The authors assert that "Ecofeminism offers a very different sense of power—power that comes from living in harmony rather than hierarchy." In agreement, one woman said that ecofeminism is not about setting up hierarchies to judge who's more oppressed than whom.

To argue that sexism is more harmful than racism, for example, pits groups against each other, places women of color in a conflicted position, and creates a hierarchy of oppression. On the other hand, the woman expressed frustration with many men who claim that they, too, are oppressed by patriarchy.

Well, yes, of course they are, but clearly, she exclaimed, the psychic pain economically-advantaged, able-bodied, straight, white men experience is substantially different from the real, material struggle and psychic pain a Native American woman living on a dirt-poor reservation endures. As African American writer Hattie Gossett once remarked, these men are "whining from the catbird seat."

Several women conceded that the issue is slippery. Ecofeminists don't want to discount anyone's suffering by prioritizing oppressions. Yet a response is in order when those who are privileged by race, class, or gender expropriate the language of oppression. This serves to downplay past wrongs and obscure their present power. One woman submitted that if people with privilege are serious about overcoming their own oppression, their healing process needs to include proactive engagement in social change.

We wrangled with the old question of whether authentic change comes from working within the system or outside of it. One woman rejected the notion that simply putting enough women, men and women of color, lesbians and gays, etc. into positions of power will result in social transformation. She felt that regardless of who's at the helm, the system is fundamentally flawed.
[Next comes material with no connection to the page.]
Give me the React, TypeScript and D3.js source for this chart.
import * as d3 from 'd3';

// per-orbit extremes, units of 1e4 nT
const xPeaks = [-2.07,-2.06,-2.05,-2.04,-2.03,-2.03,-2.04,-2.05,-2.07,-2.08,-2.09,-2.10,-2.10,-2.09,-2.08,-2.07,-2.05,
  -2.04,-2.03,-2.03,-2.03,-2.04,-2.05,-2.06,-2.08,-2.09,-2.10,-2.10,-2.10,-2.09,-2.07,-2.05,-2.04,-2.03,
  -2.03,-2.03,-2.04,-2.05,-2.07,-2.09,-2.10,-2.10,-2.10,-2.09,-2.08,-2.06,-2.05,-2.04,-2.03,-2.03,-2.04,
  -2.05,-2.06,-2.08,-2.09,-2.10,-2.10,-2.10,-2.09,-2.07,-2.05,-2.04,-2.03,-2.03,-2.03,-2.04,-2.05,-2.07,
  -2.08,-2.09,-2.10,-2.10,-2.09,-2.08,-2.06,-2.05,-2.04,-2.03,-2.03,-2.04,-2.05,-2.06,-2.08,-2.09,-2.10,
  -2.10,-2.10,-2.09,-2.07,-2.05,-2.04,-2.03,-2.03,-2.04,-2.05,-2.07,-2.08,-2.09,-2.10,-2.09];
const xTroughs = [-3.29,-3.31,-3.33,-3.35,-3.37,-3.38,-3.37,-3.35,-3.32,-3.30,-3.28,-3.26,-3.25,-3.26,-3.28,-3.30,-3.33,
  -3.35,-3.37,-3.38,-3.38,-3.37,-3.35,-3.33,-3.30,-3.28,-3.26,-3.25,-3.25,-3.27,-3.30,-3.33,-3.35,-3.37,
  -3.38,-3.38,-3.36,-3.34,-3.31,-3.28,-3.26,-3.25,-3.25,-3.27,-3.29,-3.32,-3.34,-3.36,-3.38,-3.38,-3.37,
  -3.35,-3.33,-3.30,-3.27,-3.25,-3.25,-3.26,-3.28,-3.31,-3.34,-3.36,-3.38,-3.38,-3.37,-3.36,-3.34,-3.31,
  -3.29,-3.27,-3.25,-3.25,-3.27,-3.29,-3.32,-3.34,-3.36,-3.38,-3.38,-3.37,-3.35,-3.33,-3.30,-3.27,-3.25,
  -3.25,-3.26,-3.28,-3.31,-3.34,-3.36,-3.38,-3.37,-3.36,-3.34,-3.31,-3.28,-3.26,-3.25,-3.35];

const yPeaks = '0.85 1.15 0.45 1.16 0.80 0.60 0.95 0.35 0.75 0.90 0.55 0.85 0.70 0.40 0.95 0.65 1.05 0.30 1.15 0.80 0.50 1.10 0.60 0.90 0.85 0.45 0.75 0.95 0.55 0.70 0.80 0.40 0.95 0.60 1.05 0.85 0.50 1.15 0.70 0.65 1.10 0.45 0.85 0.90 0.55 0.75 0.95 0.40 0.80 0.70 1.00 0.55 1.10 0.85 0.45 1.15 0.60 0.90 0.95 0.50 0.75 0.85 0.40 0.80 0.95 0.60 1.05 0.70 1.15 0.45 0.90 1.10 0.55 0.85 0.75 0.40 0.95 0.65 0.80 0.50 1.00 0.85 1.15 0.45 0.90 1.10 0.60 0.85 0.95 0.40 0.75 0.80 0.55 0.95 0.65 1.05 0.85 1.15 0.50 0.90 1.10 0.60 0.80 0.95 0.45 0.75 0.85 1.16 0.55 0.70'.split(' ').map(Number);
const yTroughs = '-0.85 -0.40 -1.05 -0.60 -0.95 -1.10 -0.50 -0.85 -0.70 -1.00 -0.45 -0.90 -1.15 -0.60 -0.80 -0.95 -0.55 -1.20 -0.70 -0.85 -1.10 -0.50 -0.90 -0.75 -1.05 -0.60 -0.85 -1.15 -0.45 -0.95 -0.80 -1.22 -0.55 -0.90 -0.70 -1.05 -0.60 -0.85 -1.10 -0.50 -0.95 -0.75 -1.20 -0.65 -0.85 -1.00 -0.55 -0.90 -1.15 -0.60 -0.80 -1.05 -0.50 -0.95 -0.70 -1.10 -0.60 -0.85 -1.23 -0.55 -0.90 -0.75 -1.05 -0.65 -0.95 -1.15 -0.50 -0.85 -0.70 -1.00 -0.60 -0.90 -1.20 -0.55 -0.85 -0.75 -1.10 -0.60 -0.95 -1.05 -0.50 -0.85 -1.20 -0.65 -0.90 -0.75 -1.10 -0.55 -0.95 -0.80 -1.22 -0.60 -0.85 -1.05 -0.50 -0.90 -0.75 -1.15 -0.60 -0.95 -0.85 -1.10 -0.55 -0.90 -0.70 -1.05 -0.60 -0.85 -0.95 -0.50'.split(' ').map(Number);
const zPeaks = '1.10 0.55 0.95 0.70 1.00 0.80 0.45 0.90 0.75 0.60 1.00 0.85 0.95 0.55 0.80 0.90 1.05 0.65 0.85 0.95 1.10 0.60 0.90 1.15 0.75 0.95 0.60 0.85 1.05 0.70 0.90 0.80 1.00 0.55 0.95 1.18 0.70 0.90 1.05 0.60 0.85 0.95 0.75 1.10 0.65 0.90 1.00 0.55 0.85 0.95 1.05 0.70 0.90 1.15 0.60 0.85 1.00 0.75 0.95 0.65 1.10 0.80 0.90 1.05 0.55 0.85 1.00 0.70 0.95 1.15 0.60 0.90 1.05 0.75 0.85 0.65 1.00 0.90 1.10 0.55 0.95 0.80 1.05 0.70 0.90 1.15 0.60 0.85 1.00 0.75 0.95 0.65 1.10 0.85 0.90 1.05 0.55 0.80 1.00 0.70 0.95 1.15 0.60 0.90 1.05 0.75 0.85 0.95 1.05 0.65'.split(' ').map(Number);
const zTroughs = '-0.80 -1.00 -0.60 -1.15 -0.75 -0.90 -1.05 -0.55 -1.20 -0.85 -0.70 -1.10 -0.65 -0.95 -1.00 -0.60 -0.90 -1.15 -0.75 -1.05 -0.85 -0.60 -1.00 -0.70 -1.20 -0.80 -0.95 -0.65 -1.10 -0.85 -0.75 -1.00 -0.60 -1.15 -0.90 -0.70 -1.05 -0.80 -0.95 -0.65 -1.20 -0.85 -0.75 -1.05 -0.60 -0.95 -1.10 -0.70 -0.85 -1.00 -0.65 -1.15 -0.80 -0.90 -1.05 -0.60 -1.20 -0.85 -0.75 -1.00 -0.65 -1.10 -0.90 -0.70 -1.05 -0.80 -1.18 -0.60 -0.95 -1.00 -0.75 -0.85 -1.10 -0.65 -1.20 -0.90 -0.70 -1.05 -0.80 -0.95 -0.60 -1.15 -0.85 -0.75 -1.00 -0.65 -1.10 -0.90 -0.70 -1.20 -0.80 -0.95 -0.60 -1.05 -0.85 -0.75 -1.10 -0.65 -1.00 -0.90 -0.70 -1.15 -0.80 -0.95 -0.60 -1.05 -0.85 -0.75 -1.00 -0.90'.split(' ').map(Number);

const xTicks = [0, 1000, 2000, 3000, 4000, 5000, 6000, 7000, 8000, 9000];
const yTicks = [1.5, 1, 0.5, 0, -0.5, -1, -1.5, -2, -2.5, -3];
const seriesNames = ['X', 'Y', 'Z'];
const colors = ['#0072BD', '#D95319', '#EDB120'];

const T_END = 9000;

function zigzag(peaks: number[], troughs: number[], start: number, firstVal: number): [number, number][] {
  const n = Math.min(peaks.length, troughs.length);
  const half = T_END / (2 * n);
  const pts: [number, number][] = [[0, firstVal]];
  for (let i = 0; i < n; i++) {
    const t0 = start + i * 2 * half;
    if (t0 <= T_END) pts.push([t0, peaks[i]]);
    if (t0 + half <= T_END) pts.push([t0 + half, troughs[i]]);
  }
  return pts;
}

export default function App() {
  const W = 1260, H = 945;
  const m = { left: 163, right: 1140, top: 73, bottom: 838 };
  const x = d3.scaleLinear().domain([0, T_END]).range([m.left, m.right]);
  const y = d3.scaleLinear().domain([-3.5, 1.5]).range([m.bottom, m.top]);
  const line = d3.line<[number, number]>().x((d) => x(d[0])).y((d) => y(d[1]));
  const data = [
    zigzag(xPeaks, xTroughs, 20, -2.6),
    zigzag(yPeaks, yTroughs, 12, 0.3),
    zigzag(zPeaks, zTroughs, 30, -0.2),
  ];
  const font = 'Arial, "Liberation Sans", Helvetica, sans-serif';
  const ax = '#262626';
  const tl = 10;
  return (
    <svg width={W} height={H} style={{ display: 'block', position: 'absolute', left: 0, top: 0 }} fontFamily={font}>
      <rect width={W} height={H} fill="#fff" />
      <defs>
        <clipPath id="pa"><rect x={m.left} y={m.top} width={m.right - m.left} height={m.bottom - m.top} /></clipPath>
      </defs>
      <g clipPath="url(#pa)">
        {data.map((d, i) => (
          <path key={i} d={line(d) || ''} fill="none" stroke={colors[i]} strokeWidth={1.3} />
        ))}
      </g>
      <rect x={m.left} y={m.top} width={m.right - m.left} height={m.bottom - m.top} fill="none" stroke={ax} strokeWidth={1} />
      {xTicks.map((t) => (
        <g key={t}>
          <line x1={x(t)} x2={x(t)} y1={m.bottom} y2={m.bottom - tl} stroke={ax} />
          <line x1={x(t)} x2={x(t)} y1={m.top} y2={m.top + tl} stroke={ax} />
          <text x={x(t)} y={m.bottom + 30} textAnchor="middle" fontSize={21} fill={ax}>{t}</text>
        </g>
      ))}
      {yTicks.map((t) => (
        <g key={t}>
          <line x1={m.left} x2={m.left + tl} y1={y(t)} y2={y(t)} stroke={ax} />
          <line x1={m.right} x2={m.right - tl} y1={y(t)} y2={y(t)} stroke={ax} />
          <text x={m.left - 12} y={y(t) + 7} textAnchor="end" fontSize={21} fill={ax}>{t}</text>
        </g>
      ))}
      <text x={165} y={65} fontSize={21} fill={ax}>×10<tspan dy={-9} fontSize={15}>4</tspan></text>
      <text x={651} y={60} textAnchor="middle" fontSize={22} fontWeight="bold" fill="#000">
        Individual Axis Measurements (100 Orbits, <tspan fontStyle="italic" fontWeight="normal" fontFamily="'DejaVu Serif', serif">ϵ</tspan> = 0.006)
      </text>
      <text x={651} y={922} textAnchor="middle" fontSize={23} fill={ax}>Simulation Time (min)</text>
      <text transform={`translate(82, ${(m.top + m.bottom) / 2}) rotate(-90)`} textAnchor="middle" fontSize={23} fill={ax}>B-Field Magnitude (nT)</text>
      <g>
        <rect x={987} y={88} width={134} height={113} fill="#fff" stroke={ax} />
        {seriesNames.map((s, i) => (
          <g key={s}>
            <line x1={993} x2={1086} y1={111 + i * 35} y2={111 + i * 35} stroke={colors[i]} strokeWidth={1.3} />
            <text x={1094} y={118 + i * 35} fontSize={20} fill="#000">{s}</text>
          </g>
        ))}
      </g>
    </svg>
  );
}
Another woman countered that the continuum is long and wide; we must encourage resistance wherever it is expressed. A woman of color explained that she conforms at work with pearls and nylons, but wears her hair braided. This subtle Black-identified statement creates its own radical ripples throughout the corporate culture.
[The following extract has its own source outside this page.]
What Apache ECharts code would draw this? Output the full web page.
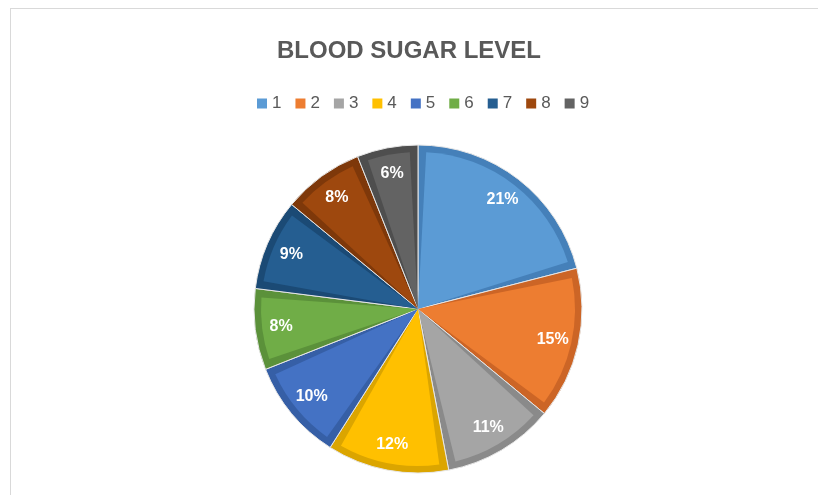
<!DOCTYPE html>
<html lang="en">
<head>
    <meta charset="UTF-8">
    <title>Blood Sugar Level</title>
    <script src="https://cdn.jsdelivr.net/npm/echarts@6/dist/echarts.min.js"></script>
    <style>
        body {
            margin: 0;
            padding: 0;
            background: #ffffff;
        }
        #frame {
            position: absolute;
            left: 10px;
            top: 8px;
            width: 820px;
            height: 500px;
            border-top: 1px solid #d9d9d9;
            border-left: 1px solid #d9d9d9;
        }
        #chart {
            position: absolute;
            left: 0;
            top: 0;
            width: 818px;
            height: 495px;
        }
    </style>
</head>
<body>
    <div id="frame"></div>
    <div id="chart"></div>
    <script>
        // data
        const categories = ['1', '2', '3', '4', '5', '6', '7', '8', '9'];
        const percents = [21, 15, 11, 12, 10, 8, 9, 8, 6];
        const fillColors = ['#5b9bd5', '#ed7d31', '#a5a5a5', '#ffc000', '#4472c4', '#70ad47', '#255e91', '#9e480e', '#636363'];
        const edgeColors = ['#4580b9', '#cc6526', '#8a8a8a', '#dba500', '#365fa6', '#5b913a', '#1b4a75', '#7e380a', '#4e4e4e'];

        const chart = echarts.init(document.getElementById('chart'));

        const makeData = (colors) => categories.map((name, i) => ({
            name: name,
            value: percents[i],
            itemStyle: { color: colors[i] }
        }));

        const common = {
            type: 'pie',
            center: [418, 309],
            startAngle: 90,
            clockwise: true,
            silent: true,
            animation: false,
            emphasis: { disabled: true },
            labelLine: { show: false }
        };

        chart.setOption({
            title: {
                text: 'BLOOD SUGAR LEVEL',
                left: 'center',
                top: 34,
                textStyle: {
                    fontFamily: 'Liberation Sans',
                    fontSize: 24,
                    fontWeight: 'bold',
                    color: '#595959'
                }
            },
            legend: {
                data: categories,
                left: 252,
                top: 90,
                icon: 'rect',
                itemWidth: 10,
                itemHeight: 10,
                itemGap: 14,
                selectedMode: false,
                textStyle: {
                    fontFamily: 'Liberation Sans',
                    fontSize: 17,
                    color: '#595959'
                }
            },
            series: [
                Object.assign({}, common, {
                    name: 'fill',
                    z: 3,
                    radius: [0, 157],
                    padAngle: 6,
                    label: { show: false },
                    data: makeData(fillColors)
                }),
                Object.assign({}, common, {
                    name: 'edge',
                    z: 2,
                    radius: [0, 164],
                    itemStyle: { borderWidth: 1, borderColor: '#e6e6e6' },
                    label: { show: false },
                    data: makeData(edgeColors)
                }),
                Object.assign({}, common, {
                    name: 'labels',
                    z: 4,
                    radius: [106, 164],
                    itemStyle: { color: 'rgba(0,0,0,0)' },
                    label: {
                        show: true,
                        position: 'inside',
                        formatter: '{c}%',
                        fontFamily: 'Liberation Sans',
                        fontSize: 16,
                        fontWeight: 'bold',
                        color: '#ffffff'
                    },
                    data: categories.map((name, i) => ({ name: name, value: percents[i] }))
                })
            ]
        });
    </script>
</body>
</html>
A couple of women were delighted that we have a feminist in the White House. Considering Hillary Clinton's ambitious agenda, they found themselves reluctant to criticize the First Woman's conventional version of feminism. Another woman was thrilled that Maya Angelou was selected to read poetry at the Clinton inaugural. Somewhat unsettled by the group's enthusiasm, one woman declared that the inclusion of women of all races in the body politic should be a given.

Other women reminded her that a celebratory mood is justified in light of the fact that we've just survived twelve years of aggressive affirmative action for aristocratic white men.

Adair and Howell write that power relations are usually unnamed, unspoken, and kept invisible. They contend that "the silent conspiracy that upholds the status quo" is broken when people openly discuss the "power taboo."

One woman, however, questioned whether feelings are honestly exchanged in relationships where there is an imbalance of power. She gave an example of going out for dinner with a wealthy friend. They split the bill even though the friend had ordered more. The woman confessed that because of her own issues growing up working class, she was too ashamed to ask her rich friend to pay her fair share.

The woman also hypothesized a situation in which a racist remark is made in a group consisting of only one person of color. Would that person of color appreciate a critical response from a white "ally," or would calling further attention to the racism leave the person of color feeling uncomfortable? One woman pointed out that politics of power are always present and always cause anxieties whether verbalized or not.

Another woman shared poet Pat Parker's paradoxical advice to "the white person who wants to know how to be my friend." Parker counsels: "The first thing you do is forget that i'm Black. Second, you must never forget that i'm Black." In applying to ecofeminism the wisdom gleaned from Parker's "zentence," we are reminded that ecofeminism is indeed a contextual ethic.